═════ Recorded information ═════
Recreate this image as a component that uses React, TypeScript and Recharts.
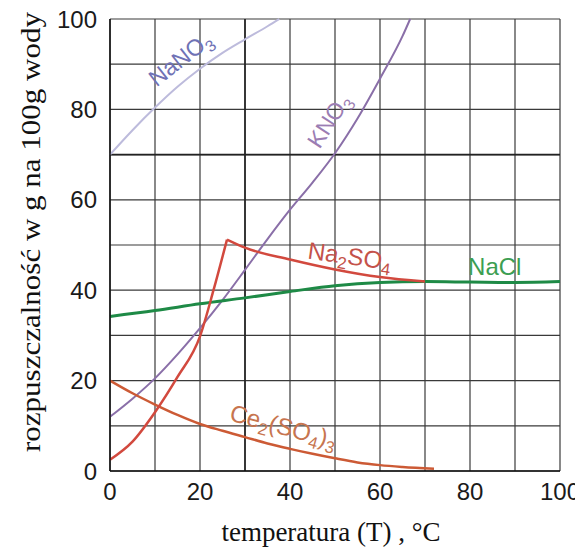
import React from 'react';
import { LineChart, Line, XAxis, YAxis, CartesianGrid, ReferenceLine, ReferenceDot, Label } from 'recharts';

type Pt = { t: number; v: number };

const xTicks = [0, 10, 20, 30, 40, 50, 60, 70, 80, 90, 100];
const yTicks = [0, 10, 20, 30, 40, 50, 60, 70, 80, 90, 100];
const labeledTicks = [0, 20, 40, 60, 80, 100];

const nano3: Pt[] = [
  { t: 0, v: 70 }, { t: 5, v: 75.4 }, { t: 10, v: 80.4 }, { t: 15, v: 85 },
  { t: 20, v: 89 }, { t: 25, v: 92.5 }, { t: 30, v: 95.5 }, { t: 35, v: 98.4 }, { t: 37.6, v: 100 },
];
const kno3: Pt[] = [
  { t: 0, v: 12 }, { t: 5, v: 16 }, { t: 10, v: 20.5 }, { t: 15, v: 25.8 }, { t: 20, v: 31.6 },
  { t: 25, v: 37.8 }, { t: 30, v: 44.5 }, { t: 35, v: 51.3 }, { t: 40, v: 57.8 }, { t: 45, v: 63.8 },
  { t: 50, v: 70.3 }, { t: 55, v: 78 }, { t: 60, v: 86.8 }, { t: 65, v: 96.2 }, { t: 66.7, v: 100 },
];
const na2so4Rise: Pt[] = [
  { t: 0, v: 2.5 }, { t: 5, v: 6.5 }, { t: 10, v: 13 }, { t: 15, v: 20.8 }, { t: 20, v: 29.8 },
  { t: 23, v: 40 }, { t: 26, v: 51.2 },
];
const na2so4Fall: Pt[] = [
  { t: 26, v: 51.2 }, { t: 30, v: 49.4 }, { t: 40, v: 46.8 }, { t: 50, v: 44.6 },
  { t: 60, v: 42.9 }, { t: 70, v: 41.9 },
];
const nacl: Pt[] = [
  { t: 0, v: 34.2 }, { t: 10, v: 35.5 }, { t: 20, v: 37 }, { t: 30, v: 38.3 }, { t: 40, v: 39.7 },
  { t: 50, v: 41 }, { t: 60, v: 41.7 }, { t: 70, v: 41.9 }, { t: 80, v: 41.8 }, { t: 90, v: 41.7 }, { t: 100, v: 41.9 },
];
const ce2so43: Pt[] = [
  { t: 0, v: 20 }, { t: 5, v: 17.2 }, { t: 10, v: 14.7 }, { t: 15, v: 12.4 }, { t: 20, v: 10.4 },
  { t: 25, v: 8.9 }, { t: 30, v: 7.5 }, { t: 35, v: 6.1 }, { t: 40, v: 4.9 }, { t: 45, v: 3.8 },
  { t: 50, v: 2.8 }, { t: 55, v: 1.9 }, { t: 60, v: 1.3 }, { t: 65, v: 0.9 }, { t: 72, v: 0.5 },
];

const xTitle = 'temperatura (T) , °C';
const yTitle = 'rozpuszczalność w g na 100g wody';

type Part = { s: string; sub?: boolean };

const SANS = '"Liberation Sans", Arial, sans-serif';
const SERIF = '"Liberation Serif", "Times New Roman", serif';

function curveLabel(parts: Part[], color: string, angle: number, fontSize: number) {
  return (props: any) => {
    const vb = props.viewBox || {};
    const cx = (vb.x ?? 0) + (vb.width ?? 0) / 2;
    const cy = (vb.y ?? 0) + (vb.height ?? 0) / 2;
    let prevSub = false;
    return (
      <text
        x={cx}
        y={cy}
        transform={`rotate(${angle} ${cx} ${cy})`}
        textAnchor="middle"
        dominantBaseline="central"
        fill={color}
        fontSize={fontSize}
        fontFamily={SANS}
      >
        {parts.map((p, i) => {
          let dy = 0;
          if (p.sub && !prevSub) dy = fontSize * 0.35;
          if (!p.sub && prevSub) dy = -fontSize * 0.35;
          prevSub = !!p.sub;
          return (
            <tspan key={i} dy={dy} fontSize={p.sub ? fontSize * 0.7 : fontSize}>
              {p.s}
            </tspan>
          );
        })}
      </text>
    );
  };
}

const yTitleContent = (props: any) => {
  const vb = props.viewBox || {};
  const cx = vb.x - 10;
  const cy = vb.y + vb.height / 2 - 13;
  return (
    <text x={cx} y={cy} transform={`rotate(-90 ${cx} ${cy})`} textAnchor="middle" dominantBaseline="central"
      fontFamily={SERIF} fontSize={28} fill="#111" textLength={440} lengthAdjust="spacingAndGlyphs">
      {yTitle}
    </text>
  );
};

const xTitleContent = (props: any) => {
  const vb = props.viewBox || {};
  const cx = vb.x + vb.width / 2 - 4;
  const cy = vb.y + 61;
  return (
    <text x={cx} y={cy} textAnchor="middle" dominantBaseline="central" fontFamily={SERIF} fontSize={27} fill="#111">
      {xTitle}
    </text>
  );
};

const fmt = (v: number) => (labeledTicks.includes(v) ? String(v) : '');

export default function App() {
  return (
    <div style={{ marginTop: -8, marginLeft: -8, width: 583, height: 553 }}>
      <LineChart width={583} height={553} margin={{ top: 19, right: 23, bottom: 32, left: 40 }}>
        <CartesianGrid stroke="#3a3a3a" strokeWidth={1.2} />
        <XAxis
          dataKey="t"
          type="number"
          domain={[0, 100]}
          ticks={xTicks}
          tickFormatter={fmt}
          interval={0}
          tickLine={false}
          tickMargin={6}
          height={50}
          axisLine={{ stroke: '#111', strokeWidth: 1.5 }}
          tick={{ fill: '#1a1a1a', fontSize: 24, fontFamily: SANS }}
        >
          <Label content={xTitleContent} />
        </XAxis>
        <YAxis
          type="number"
          domain={[0, 100]}
          ticks={yTicks}
          tickFormatter={fmt}
          interval={0}
          tickLine={false}
          tickMargin={7}
          width={70}
          axisLine={{ stroke: '#111', strokeWidth: 1.5 }}
          tick={{ fill: '#1a1a1a', fontSize: 24, fontFamily: SANS }}
        >
          <Label content={yTitleContent} />
        </YAxis>
        <ReferenceLine x={30} stroke="#222" strokeWidth={1.6} />
        <ReferenceLine y={70} stroke="#222" strokeWidth={1.6} />

        <Line data={nano3} dataKey="v" type="monotone" stroke="#bdbbdc" strokeWidth={2} dot={false} activeDot={false} isAnimationActive={false} />
        <Line data={kno3} dataKey="v" type="monotone" stroke="#8a6fa8" strokeWidth={2} dot={false} activeDot={false} isAnimationActive={false} />
        <Line data={ce2so43} dataKey="v" type="monotone" stroke="#cc5a35" strokeWidth={2.5} dot={false} activeDot={false} isAnimationActive={false} />
        <Line data={nacl} dataKey="v" type="monotone" stroke="#1e8a46" strokeWidth={3} dot={false} activeDot={false} isAnimationActive={false} />
        <Line data={na2so4Rise} dataKey="v" type="monotone" stroke="#d2493e" strokeWidth={2.5} dot={false} activeDot={false} isAnimationActive={false} />
        <Line data={na2so4Fall} dataKey="v" type="monotone" stroke="#d2493e" strokeWidth={2.5} dot={false} activeDot={false} isAnimationActive={false} />

        <ReferenceDot x={15.6} y={91.2} r={0} fill="none" stroke="none" ifOverflow="visible"
          label={curveLabel([{ s: 'NaNO' }, { s: '3', sub: true }], '#6f72b5', -38, 23)} />
        <ReferenceDot x={48.6} y={77.5} r={0} fill="none" stroke="none" ifOverflow="visible"
          label={curveLabel([{ s: 'KNO' }, { s: '3', sub: true }], '#9b7db3', -57, 23)} />
        <ReferenceDot x={53.3} y={47.7} r={0} fill="none" stroke="none" ifOverflow="visible"
          label={curveLabel([{ s: 'Na' }, { s: '2', sub: true }, { s: 'SO' }, { s: '4', sub: true }], '#c4524a', 8, 24)} />
        <ReferenceDot x={85.5} y={45.3} r={0} fill="none" stroke="none" ifOverflow="visible"
          label={curveLabel([{ s: 'NaCl' }], '#3c9e52', 0, 24)} />
        <ReferenceDot x={38.6} y={10} r={0} fill="none" stroke="none" ifOverflow="visible"
          label={curveLabel([{ s: 'Ce' }, { s: '2', sub: true }, { s: '(SO' }, { s: '4', sub: true }, { s: ')' }, { s: '3', sub: true }], '#c7754f', 15, 24)} />
      </LineChart>
    </div>
  );
}
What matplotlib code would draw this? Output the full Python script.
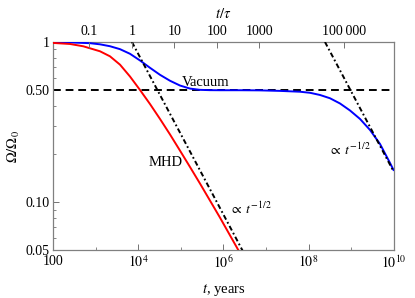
═════
◆ Task objective: Using the data above, copy each line that contains "this".

◆ Task response:
Recreate this image as a component that uses React, TypeScript and Recharts.
What matplotlib code would draw this? Output the full Python script.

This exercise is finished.